Interestingly though, for those that do wish to divorce, lockdown hasn’t necessarily been the driving factor but as Sarah puts it ‘the final straw’. ‘Any negative feelings have been amplified in lockdown as there is no escape,’ she says. ‘Even those who are happily married have found their relationships under strain whether this is due to finances, employment or health. Not having the opportunity to spend time away from their spouse with friends or family has been extremely difficult and had led to arguments occurring which would not arise or easily be resolved in a more normal world.’

So, what to do if you do want that escape? After Mary-Kate Olsen filed for an emergency divorce in the US this week (which was later denied), those who are seeking divorce themselves are likely to have a lot of questions about what services are actually available right now. Here, Sarah explains exactly that…

How can you get a divorce in lockdown?

An application can be made online here, however my advice would be not to make any rash decisions during this difficult time and always seek legal advice before commencing an application. Most family law firms including Stowe Family Law have remained open during lockdown. We have always offered virtual consultations and have continued to do so during this period ensuring we are easily available to those needing legal advice during this difficult time.

What is an emergency divorce filing and can you get them in the UK?

Before the online divorce process we used to have to rush to the local court office with divorce papers for issuing in an emergency situation which may have been for example where there was a threat that the other spouse was issuing in another country and we wanted to secure the English Court to deal with the divorce. The most frequent reason for this is due to the English court system being known as the most generous divorce court in the world therefore by allowing a spouse to issue in another jurisdiction may lead to a less favourable financial settlement. The process is much easier now we have the online system.

How should I go about splitting assets in a divorce during lockdown?

I am advising clients to think very carefully during this unprecedented time to enter into any financial arrangement as values cannot be relied upon and future values of these assets are unknown whether this is a valuation of a business or pension or someone’s income position for example will they face redundancy and how long will it take them to find new employment.

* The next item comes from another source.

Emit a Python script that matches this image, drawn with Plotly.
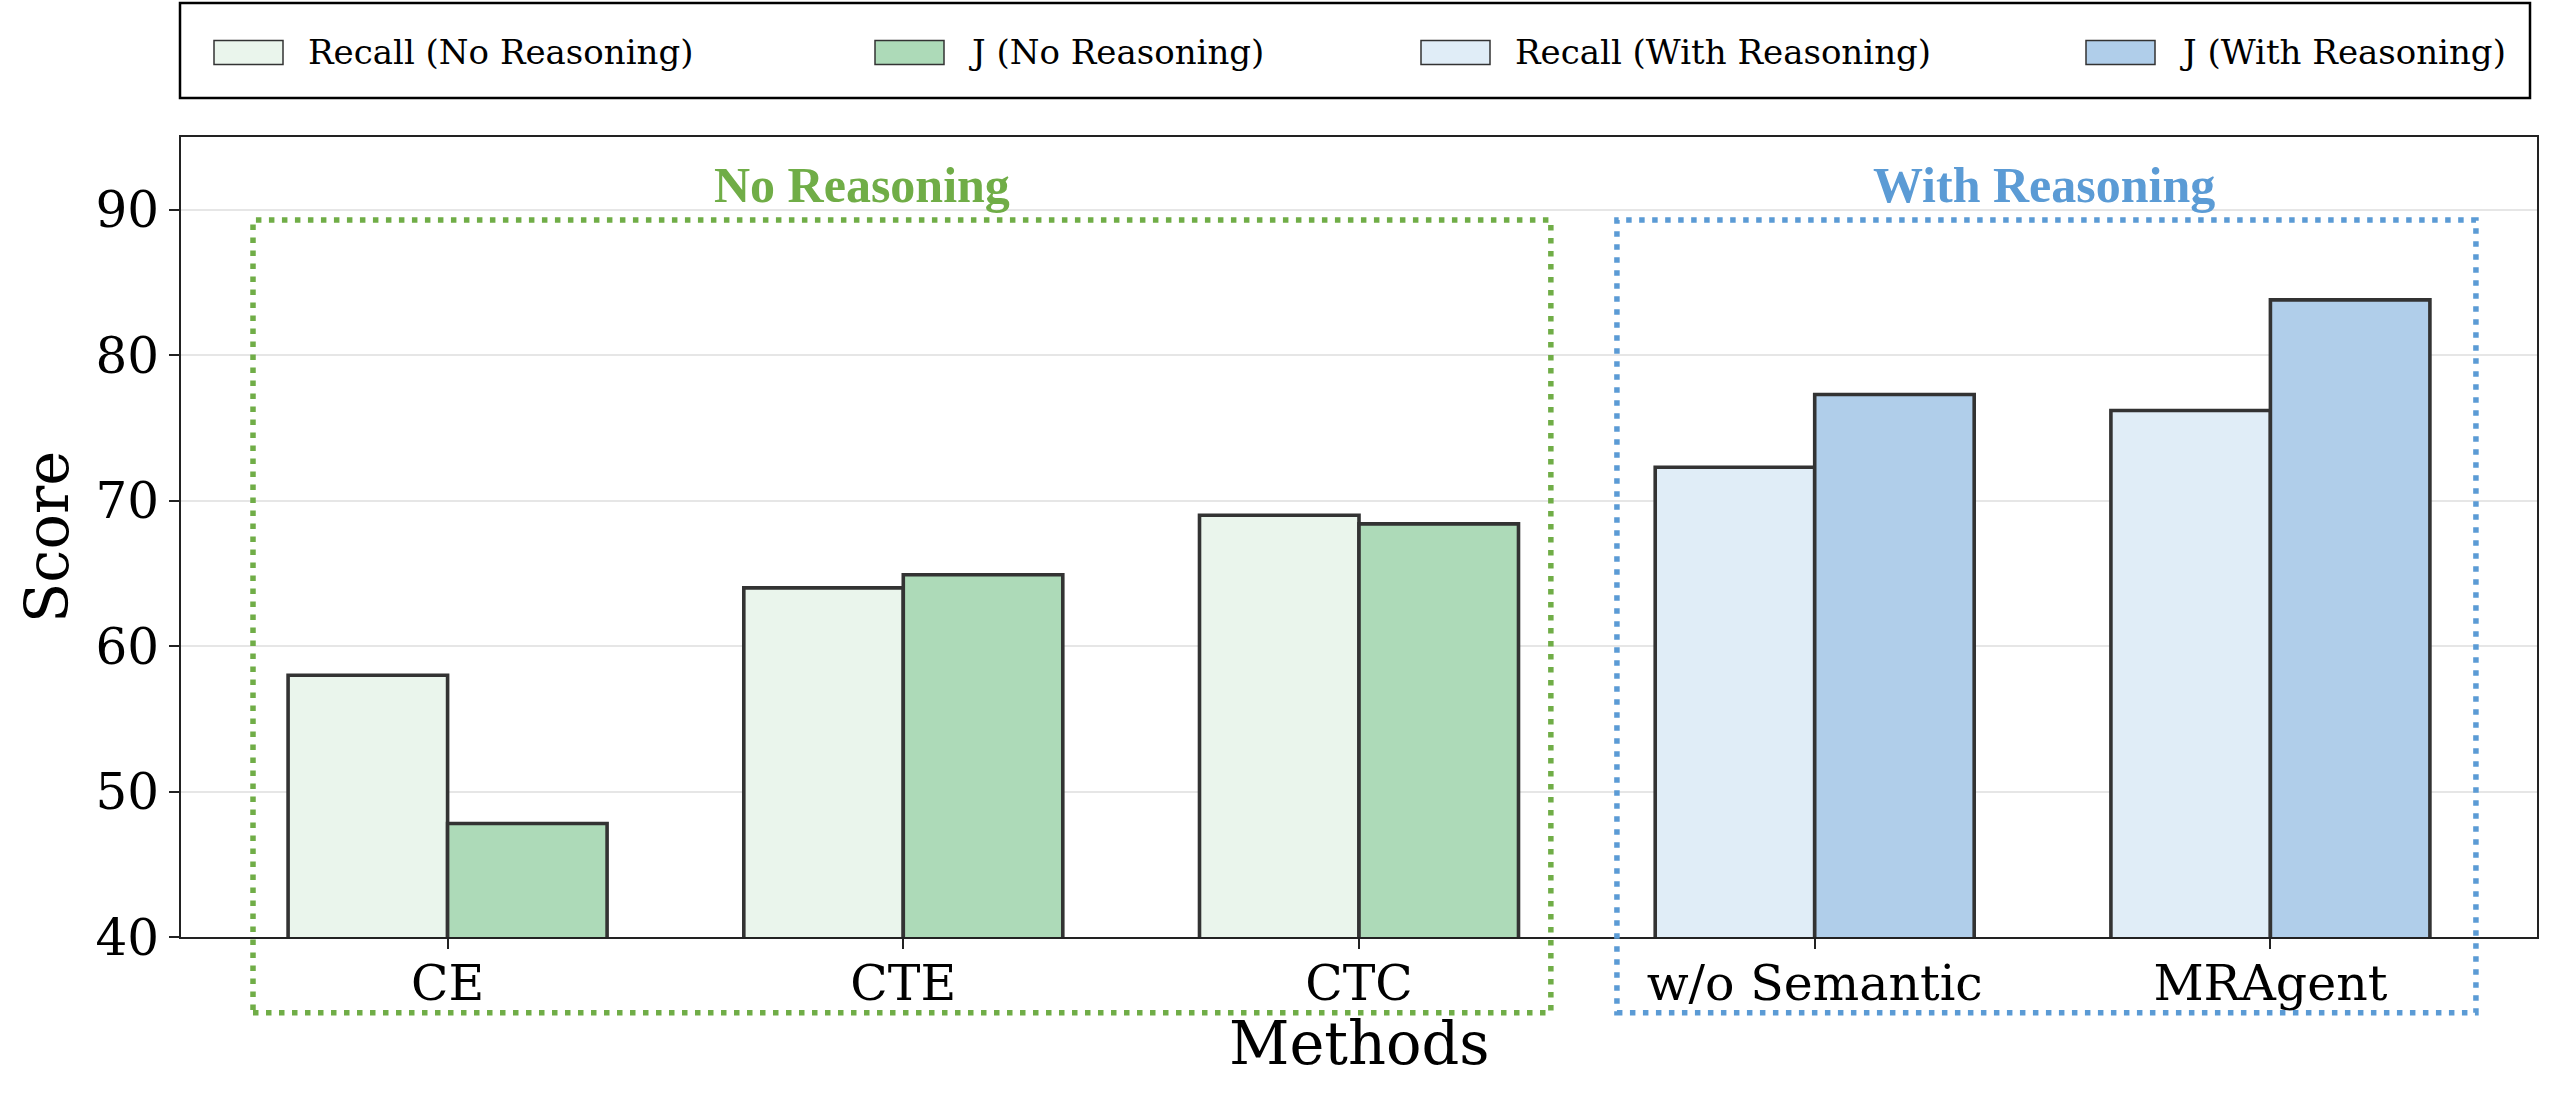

I therefore believe there may be a delay in the resolution of matters until more is known in respect of the impact of lockdown on the economy. Some may attempt to take advantage of this to reach a settlement whilst values are low and therefore wish to rush matters through but it is my current experience that the Courts and experts in these cases are treading very carefully. The reason for this will be to avoid any chance that these matters maybe returned to Court in the future and therefore to ensure that once an agreement/decision is made, it is final.

How do I mitigate financial damage during a divorce?

My biggest piece of advice is to take legal advice on your situation. While everyone’s situation is so very different, it is difficult to provide a blanket response to this, however I advise taking things slowly and thinking carefully about your actions and the potential consequences. There are exceptions to this of course where someone may want to secure the English jurisdiction or where the individual or their spouse is at risk of harm action may need to be taken quickly.